INSTRUCTION: Skip the pictures and quote all of the lines exactly.

GIVEN MATERIAL:

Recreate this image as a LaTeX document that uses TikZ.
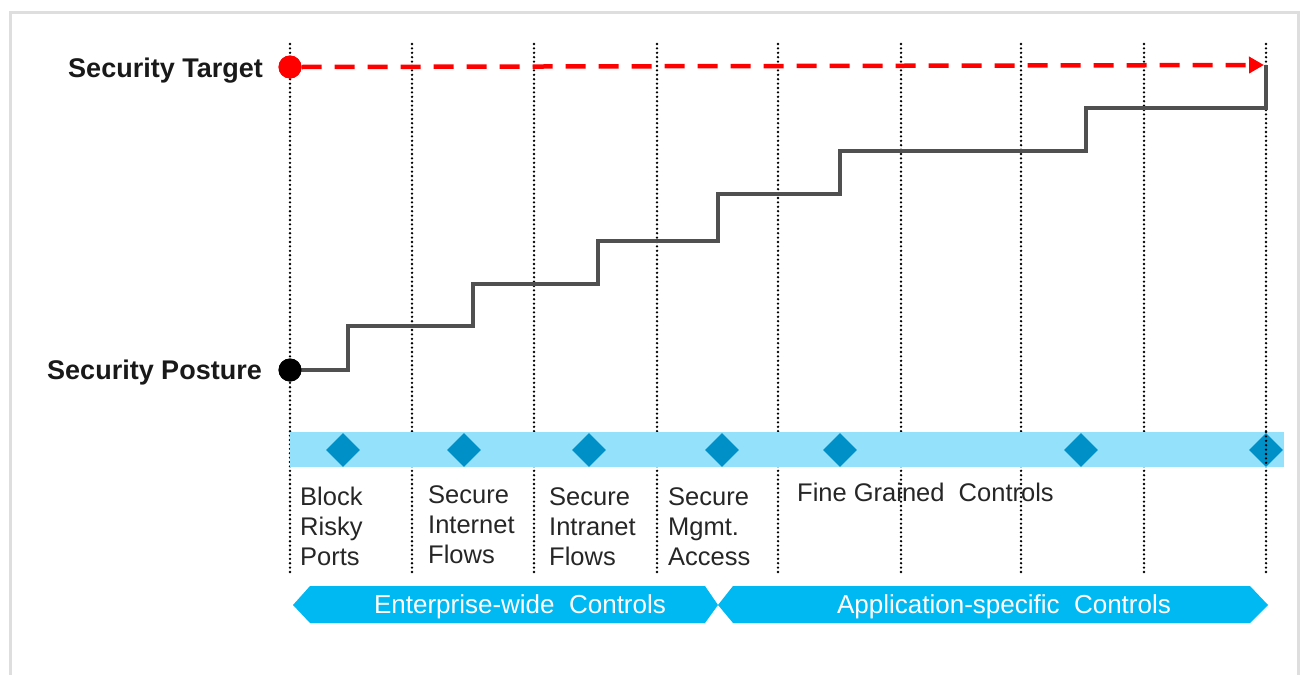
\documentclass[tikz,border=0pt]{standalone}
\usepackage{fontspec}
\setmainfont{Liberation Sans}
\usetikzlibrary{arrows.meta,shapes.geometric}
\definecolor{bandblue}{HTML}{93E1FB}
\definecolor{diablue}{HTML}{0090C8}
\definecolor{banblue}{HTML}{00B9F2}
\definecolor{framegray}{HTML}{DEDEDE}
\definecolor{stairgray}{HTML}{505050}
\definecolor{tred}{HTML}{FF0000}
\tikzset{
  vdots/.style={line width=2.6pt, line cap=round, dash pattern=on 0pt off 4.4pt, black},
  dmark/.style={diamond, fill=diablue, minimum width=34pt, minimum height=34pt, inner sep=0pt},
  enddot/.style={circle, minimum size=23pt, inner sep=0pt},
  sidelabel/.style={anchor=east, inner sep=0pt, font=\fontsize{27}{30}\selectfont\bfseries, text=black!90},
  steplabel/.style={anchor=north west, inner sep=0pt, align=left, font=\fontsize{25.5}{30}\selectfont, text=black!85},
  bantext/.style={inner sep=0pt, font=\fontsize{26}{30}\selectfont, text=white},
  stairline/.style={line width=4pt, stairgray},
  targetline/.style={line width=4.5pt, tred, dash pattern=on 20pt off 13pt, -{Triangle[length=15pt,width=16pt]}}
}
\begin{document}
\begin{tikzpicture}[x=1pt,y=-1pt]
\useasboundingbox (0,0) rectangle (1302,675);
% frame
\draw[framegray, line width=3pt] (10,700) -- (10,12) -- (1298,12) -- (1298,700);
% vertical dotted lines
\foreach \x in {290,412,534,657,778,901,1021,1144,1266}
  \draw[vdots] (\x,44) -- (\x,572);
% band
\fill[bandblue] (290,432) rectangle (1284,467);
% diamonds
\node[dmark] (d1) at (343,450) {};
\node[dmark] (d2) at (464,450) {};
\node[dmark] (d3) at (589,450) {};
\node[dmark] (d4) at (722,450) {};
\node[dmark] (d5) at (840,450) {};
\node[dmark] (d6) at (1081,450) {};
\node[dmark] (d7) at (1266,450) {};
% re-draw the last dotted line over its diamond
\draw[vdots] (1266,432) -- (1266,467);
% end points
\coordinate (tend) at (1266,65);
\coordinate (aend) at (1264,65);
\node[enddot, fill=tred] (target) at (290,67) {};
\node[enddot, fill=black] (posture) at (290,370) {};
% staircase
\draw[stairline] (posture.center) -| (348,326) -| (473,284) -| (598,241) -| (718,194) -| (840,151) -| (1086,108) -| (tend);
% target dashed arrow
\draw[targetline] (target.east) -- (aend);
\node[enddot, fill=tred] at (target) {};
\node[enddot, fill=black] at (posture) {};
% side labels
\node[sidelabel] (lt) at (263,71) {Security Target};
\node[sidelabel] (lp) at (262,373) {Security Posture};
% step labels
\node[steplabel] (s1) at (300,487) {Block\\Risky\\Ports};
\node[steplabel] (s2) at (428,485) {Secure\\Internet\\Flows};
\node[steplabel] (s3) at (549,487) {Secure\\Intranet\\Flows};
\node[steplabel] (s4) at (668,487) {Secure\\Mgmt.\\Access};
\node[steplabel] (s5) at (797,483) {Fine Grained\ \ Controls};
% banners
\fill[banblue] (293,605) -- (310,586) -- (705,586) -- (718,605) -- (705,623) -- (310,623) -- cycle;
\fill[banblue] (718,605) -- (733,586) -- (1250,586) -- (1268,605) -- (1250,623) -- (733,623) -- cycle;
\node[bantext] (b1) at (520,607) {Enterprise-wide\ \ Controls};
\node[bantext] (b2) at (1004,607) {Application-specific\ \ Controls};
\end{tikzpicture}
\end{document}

EXERCISE SOLUTION:
Recreate this image as a LaTeX document that uses TikZ.
\documentclass[tikz,border=0pt]{standalone}
\usepackage{fontspec}
\setmainfont{Liberation Sans}
\usetikzlibrary{arrows.meta,shapes.geometric}
\definecolor{bandblue}{HTML}{93E1FB}
\definecolor{diablue}{HTML}{0090C8}
\definecolor{banblue}{HTML}{00B9F2}
\definecolor{framegray}{HTML}{DEDEDE}
\definecolor{stairgray}{HTML}{505050}
\definecolor{tred}{HTML}{FF0000}
\tikzset{
  vdots/.style={line width=2.6pt, line cap=round, dash pattern=on 0pt off 4.4pt, black},
  dmark/.style={diamond, fill=diablue, minimum width=34pt, minimum height=34pt, inner sep=0pt},
  enddot/.style={circle, minimum size=23pt, inner sep=0pt},
  sidelabel/.style={anchor=east, inner sep=0pt, font=\fontsize{27}{30}\selectfont\bfseries, text=black!90},
  steplabel/.style={anchor=north west, inner sep=0pt, align=left, font=\fontsize{25.5}{30}\selectfont, text=black!85},
  bantext/.style={inner sep=0pt, font=\fontsize{26}{30}\selectfont, text=white},
  stairline/.style={line width=4pt, stairgray},
  targetline/.style={line width=4.5pt, tred, dash pattern=on 20pt off 13pt, -{Triangle[length=15pt,width=16pt]}}
}
\begin{document}
\begin{tikzpicture}[x=1pt,y=-1pt]
\useasboundingbox (0,0) rectangle (1302,675);
% frame
\draw[framegray, line width=3pt] (10,700) -- (10,12) -- (1298,12) -- (1298,700);
% vertical dotted lines
\foreach \x in {290,412,534,657,778,901,1021,1144,1266}
  \draw[vdots] (\x,44) -- (\x,572);
% band
\fill[bandblue] (290,432) rectangle (1284,467);
% diamonds
\node[dmark] (d1) at (343,450) {};
\node[dmark] (d2) at (464,450) {};
\node[dmark] (d3) at (589,450) {};
\node[dmark] (d4) at (722,450) {};
\node[dmark] (d5) at (840,450) {};
\node[dmark] (d6) at (1081,450) {};
\node[dmark] (d7) at (1266,450) {};
% re-draw the last dotted line over its diamond
\draw[vdots] (1266,432) -- (1266,467);
% end points
\coordinate (tend) at (1266,65);
\coordinate (aend) at (1264,65);
\node[enddot, fill=tred] (target) at (290,67) {};
\node[enddot, fill=black] (posture) at (290,370) {};
% staircase
\draw[stairline] (posture.center) -| (348,326) -| (473,284) -| (598,241) -| (718,194) -| (840,151) -| (1086,108) -| (tend);
% target dashed arrow
\draw[targetline] (target.east) -- (aend);
\node[enddot, fill=tred] at (target) {};
\node[enddot, fill=black] at (posture) {};
% side labels
\node[sidelabel] (lt) at (263,71) {Security Target};
\node[sidelabel] (lp) at (262,373) {Security Posture};
% step labels
\node[steplabel] (s1) at (300,487) {Block\\Risky\\Ports};
\node[steplabel] (s2) at (428,485) {Secure\\Internet\\Flows};
\node[steplabel] (s3) at (549,487) {Secure\\Intranet\\Flows};
\node[steplabel] (s4) at (668,487) {Secure\\Mgmt.\\Access};
\node[steplabel] (s5) at (797,483) {Fine Grained\ \ Controls};
% banners
\fill[banblue] (293,605) -- (310,586) -- (705,586) -- (718,605) -- (705,623) -- (310,623) -- cycle;
\fill[banblue] (718,605) -- (733,586) -- (1250,586) -- (1268,605) -- (1250,623) -- (733,623) -- cycle;
\node[bantext] (b1) at (520,607) {Enterprise-wide\ \ Controls};
\node[bantext] (b2) at (1004,607) {Application-specific\ \ Controls};
\end{tikzpicture}
\end{document}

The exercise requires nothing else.